Graphical perception
We have seen a number of papers in the class that conduct graphical perception experiments to evaluate how quickly and accurately people can decode various types of graphs and charts (e.g. Cleveland and McGill’s experiments comparing bar charts to pie charts). However there are many types of graphs and charts for which such experiments have not yet been performed. For this project you could run a graphical perception experiment for a kind of chart that hasn’t been investigated yet. The challenges are to identify which aspects of perception to test, designing the experimental methodology and analyzing the resulting data.
Genealogy of D3 code
D3 has become the standard tool for developing interactive visualizations for the Web and programmers have created tens of thousands of visualizations using D3. However, many programmers often start by taking existing examples of D3 code and modifying them to solve their own problems. For example Mike Bostock’s blocks are a common starting point. Other collections include The Big List of D3.js Examples, and the D3.js Gallery. Many of these examples are modifications/extensions of earlier examples. The goal of this project is to apply code diffing and comparison techniques to identify the shared pieces of code amongst these examples and then to visualize the evolution of the code. You should try to identify the primary source examples and then trace out how these examples are modified to generate new examples by looking for shared code.
Visualizing the supreme court
Legal scholars here at Stanford engage in in-depth study of Supreme Court decisions and voting patterns. Analyses range from structural data (such as the citation graph among court cases), to tabular data (voting patterns across justices and cases), to the highly nuanced (cataloging features of the decision text). Much of this supreme court data is freely available online. Based on the needs of legal scholars, build a visual analysis tool for Supreme Court data. This will entail visualizations of many data types–including network patterns, tabular data, and text–and will likely involve associated data mining and transformation techniques. Design a coherent interface for legal scholars to access, visualize, and correlate these various data sources.
Visualizing rhyme structure in musical lyrics
The Wall Street Journal recently published an article visualizing the rhyme patterns in the lyrics of the songs from Hamilton. They have described their process for creating the visualization on this webpage and in a published article. The goal of this project is to apply this analysis process to other musical lyrics – can be from musicals, rap songs, etc. – and automate the analysis as much as possible.

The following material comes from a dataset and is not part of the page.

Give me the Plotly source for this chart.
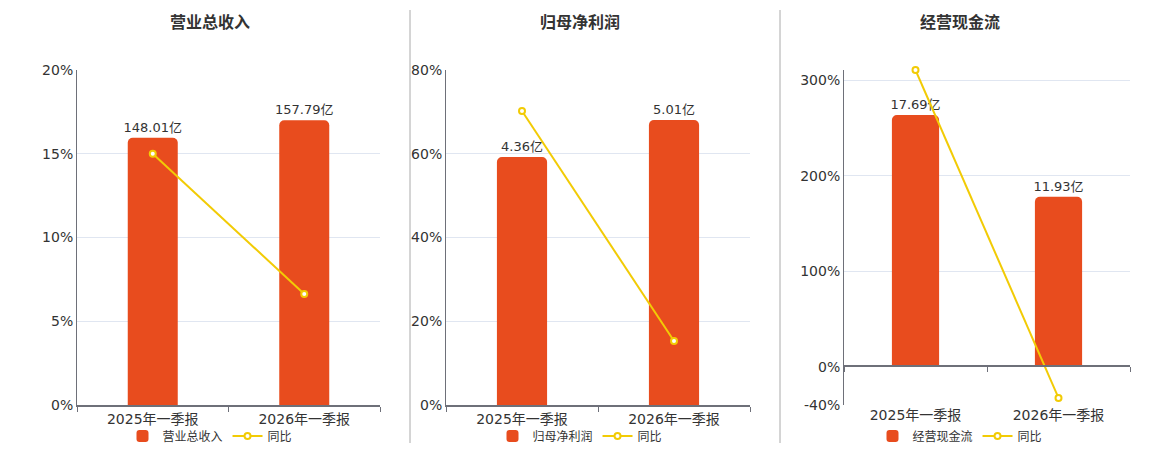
import plotly.graph_objects as go

# reporting periods
periods = ["2025年一季报", "2026年一季报"]

# panel titles / series names
titles = ["营业总收入", "归母净利润", "经营现金流"]

# amounts in 亿 (bars)
revenue = [148.01, 157.79]
net_profit = [4.36, 5.01]
cash_flow = [17.69, 11.93]

# year-on-year growth in % (line)
revenue_yoy = [15.0, 6.63]
net_profit_yoy = [70.2, 15.3]
cash_flow_yoy = [310.5, -32.6]

# percent axis ticks per panel
pct_ticks = [[0, 5, 10, 15, 20], [0, 20, 40, 60, 80], [-40, 0, 100, 200, 300]]

BAR = "#E84C1E"
LINE = "#F2CB05"
GRID = "#E0E6F1"
AXIS = "#6E7079"
TXT = "#333333"
FONT = "DejaVu Sans, Noto Sans CJK SC, sans-serif"

# page body has an 8px margin, so the figure is drawn 8px in from the corner
OX, OY = 8, 8
W, H = 1160 - OX, 450 - OY


def px(x):
    return (x - OX) / W


def py(y):
    return 1 - (y - OY) / H


# pixel layout of the three plot areas (left, right), shared top/bottom
panels = [(77, 380), (446, 750), (844, 1130)]
top, bottom = 70, 405
title_x = [210, 580, 960]

bars = [revenue, net_profit, cash_flow]
lines = [revenue_yoy, net_profit_yoy, cash_flow_yoy]
pct_range = [[0, 20], [0, 80], [-40, 310.5]]
bar_range = [[0, 185.6], [0, 5.89], [-2.75, 20.86]]

fig = go.Figure()
layout = {}
shapes = []
annotations = []

for i in range(3):
    n = i + 1
    xa = "x" if n == 1 else f"x{n}"
    ya_bar = "y" if n == 1 else f"y{2 * n - 1}"
    ya_pct = f"y{2 * n}"
    leg = "legend" if n == 1 else f"legend{n}"
    l, r = panels[i]
    ydom = [py(bottom), py(top)]

    fig.add_trace(go.Bar(
        x=periods, y=bars[i], name=titles[i], xaxis=xa, yaxis=ya_bar,
        width=0.33, marker=dict(color=BAR, cornerradius=5, line=dict(width=0)),
        text=[f"{v:.2f}亿" for v in bars[i]], textposition="outside",
        textfont=dict(size=13, color=TXT), cliponaxis=False, legend=leg,
        constraintext="none", hoverinfo="skip",
    ))
    fig.add_trace(go.Scatter(
        x=periods, y=lines[i], name="同比", xaxis=xa, yaxis=ya_pct,
        mode="lines+markers", line=dict(color=LINE, width=2),
        marker=dict(size=6, color="white", line=dict(color=LINE, width=2)),
        cliponaxis=False, legend=leg,
    ))

    # gridlines sit on the (base) bar axis so they stay behind the bars
    p0, p1 = pct_range[i]
    b0, b1 = bar_range[i]
    grid_vals = [b0 + (p - p0) * (b1 - b0) / (p1 - p0) for p in pct_ticks[i]]
    grid_vals.append(b1)

    xkey = "xaxis" if n == 1 else f"xaxis{n}"
    layout[xkey] = dict(
        domain=[px(l), px(r)], anchor=ya_bar, type="category", range=[-0.5, 1.5],
        tickfont=dict(size=14, color=TXT), ticks="outside" if n < 3 else "",
        tickson="boundaries", ticklen=5, tickcolor=AXIS, automargin=False,
        showline=n < 3, linecolor=AXIS, linewidth=2, showgrid=False,
    )
    ybkey = "yaxis" if n == 1 else f"yaxis{2 * n - 1}"
    layout[ybkey] = dict(
        domain=ydom, anchor=xa, range=bar_range[i], tickvals=grid_vals,
        showticklabels=False, ticks="", showline=False, gridcolor=GRID,
        zeroline=False, automargin=False,
    )
    layout[f"yaxis{2 * n}"] = dict(
        domain=ydom, anchor=xa, overlaying=ya_bar, side="left",
        range=pct_range[i], tickvals=pct_ticks[i],
        ticktext=[f"{t}%" for t in pct_ticks[i]],
        tickfont=dict(size=14, color=TXT), showline=True, linecolor=AXIS,
        linewidth=1, showgrid=False, zeroline=False, ticks="", automargin=False,
    )
    layout[leg] = dict(
        orientation="h", x=px(title_x[i]), xanchor="center", y=py(436),
        yanchor="middle", font=dict(size=12, color=TXT), bgcolor="rgba(0,0,0,0)",
        itemwidth=30, tracegroupgap=0,
    )
    annotations.append(dict(
        text=f"<b>{titles[i]}</b>", x=px(title_x[i]), y=py(22),
        xref="paper", yref="paper", showarrow=False,
        xanchor="center", yanchor="middle",
        font=dict(size=16, color=TXT),
    ))

# cash flow panel: axis line and ticks at zero
layout["xaxis4"] = dict(
    overlaying="x3", anchor="free", position=py(366), type="category",
    range=[-0.5, 1.5], showticklabels=False, ticks="outside", tickson="boundaries",
    ticklen=5, tickcolor=AXIS, showline=True, linecolor=AXIS, linewidth=2,
    showgrid=False, categoryarray=periods, categoryorder="array",
    automargin=False,
)
fig.add_trace(go.Scatter(x=periods, y=[0, 0], xaxis="x4", yaxis="y5",
                         mode="none", showlegend=False, hoverinfo="skip"))

# separators between panels
for sx in (410, 780):
    shapes.append(dict(type="line", xref="paper", yref="paper",
                       x0=px(sx), x1=px(sx), y0=py(443), y1=py(10),
                       line=dict(color="#AAAAAA", width=1)))

fig.update_layout(
    width=W, height=H, margin=dict(l=0, r=0, t=0, b=0, autoexpand=False),
    paper_bgcolor="white", plot_bgcolor="white",
    font=dict(family=FONT, color=TXT), showlegend=True,
    shapes=shapes, annotations=annotations, **layout,
)

fig.write_html("out.html")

When is the next rocket launch?
Rocket launch data is available in a number of different databases, but it is difficult to search for and filter through. However, it’s important to know what is launching when and where to schedule other flights. Help create a visual explainer that displays useful information about current and past rocket launches (i.e. trajectory, launch time, weather, etc.) It may be helpful to use techniques from the class (filtering, brushing & linking, etc.). Here is the NASA challenge you could also enter with this project.
Explore the Stanford Daily archives
The Stanford Daily Archives contains 18,931 issues comprising 143,685 pages and over a million articles. The archives document campus life and history are documented in these archives from 1892 to 2014, but it’s difficult to find trends or insights with the current system. Create an analysis tool for the Stanford Daily Archives. This could include allowing viewers to find trending words, topics, movements in the archives, or possibly campus views on different political movements or actions.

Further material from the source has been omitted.